Hat der Prot die Mauern errichtet, weil er sein Gegenüber immer hat reden lassen und sie nicht mal unterbrochen hat?

Ich habe diese Fähigkeit (einfach drauflos zu reden) nicht und hätte sie doch so gerne
Am Ende schafft der Prot ja den Absprung.
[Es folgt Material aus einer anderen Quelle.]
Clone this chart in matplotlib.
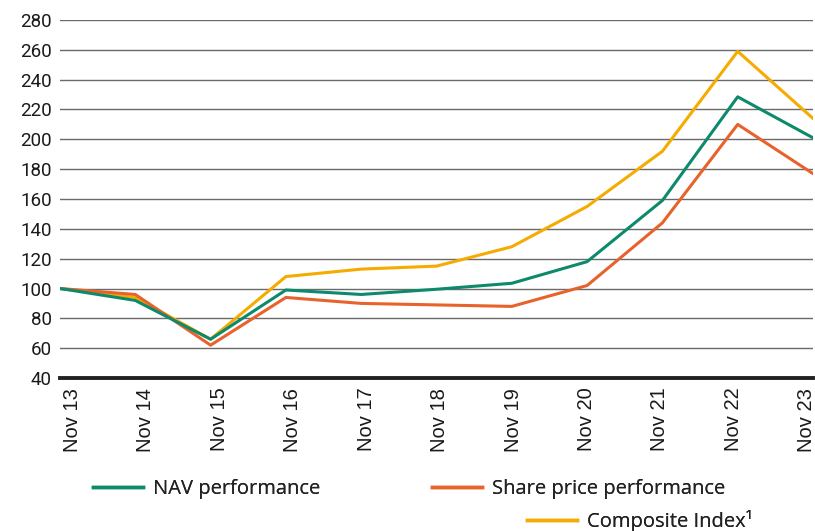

Aus eigener Erfahrung kann ich nur sagen: Gegenanreden kann helfen.

Einige Fehler, die mir aufgefallen sind:

Thanksgiving-Truthahn
aber
Reich-Ranicki
Du solltest auf jeden Fall ungewöhnliche Begriffe recherchieren, denn das sind Flüchtigkeitsfehler, die negativ ankommen.
rhetorische Frage
- vielleicht mal einen Duden kaufen, oder wenigstens online nachschlagen.
und auch zu Versuchszwecken
Dann kommt einer der vielen irritierenden Absätze.
Beinahe[Komma] als hätten
das starke Bedürfnis[Komma] ihr das zu erzählen.
ein schwarz-gelb gestreifter Flamingo mit Sprachfehler
:thumbsup:
nicht vorhergesehen.[Absatz}„Aber natürlich es ist ein Gedicht. [Kein Absatz]
Japanisch oder chinesisch, glaube ich:
Die Seitenränder wachsen
Gedichten, die einen intuitiv ansprechen.
und kann es doch nicht greifen.“.{Punkt weg - Absatz} Meine Verwirrung steigt ins Unermessliche.
Hoffentlich kommt jetzt nicht noch etwas Überraschendes - denn dann müsste unermesslich gesteigert werden. Anders gesagt. Solche "absoluten" Begriffe würde ich vermeiden.
Karthesis
Wahrscheinlich meinst Du Katharsis ?

Liebe Grüße

Jobär

 

Hallo jobär!

Danke für deinen Kommentar. Diese vielen und völlig unnötigen Fehler sind mir wirklich peinlich. Ich habe sie inzwischen korrigiert.
Für gewöhnlich bin ich relativ firm, was Rechtschreibung und Kommasetzung angeht. Was hier passiert ist, weiß ich beim besten Willen nicht.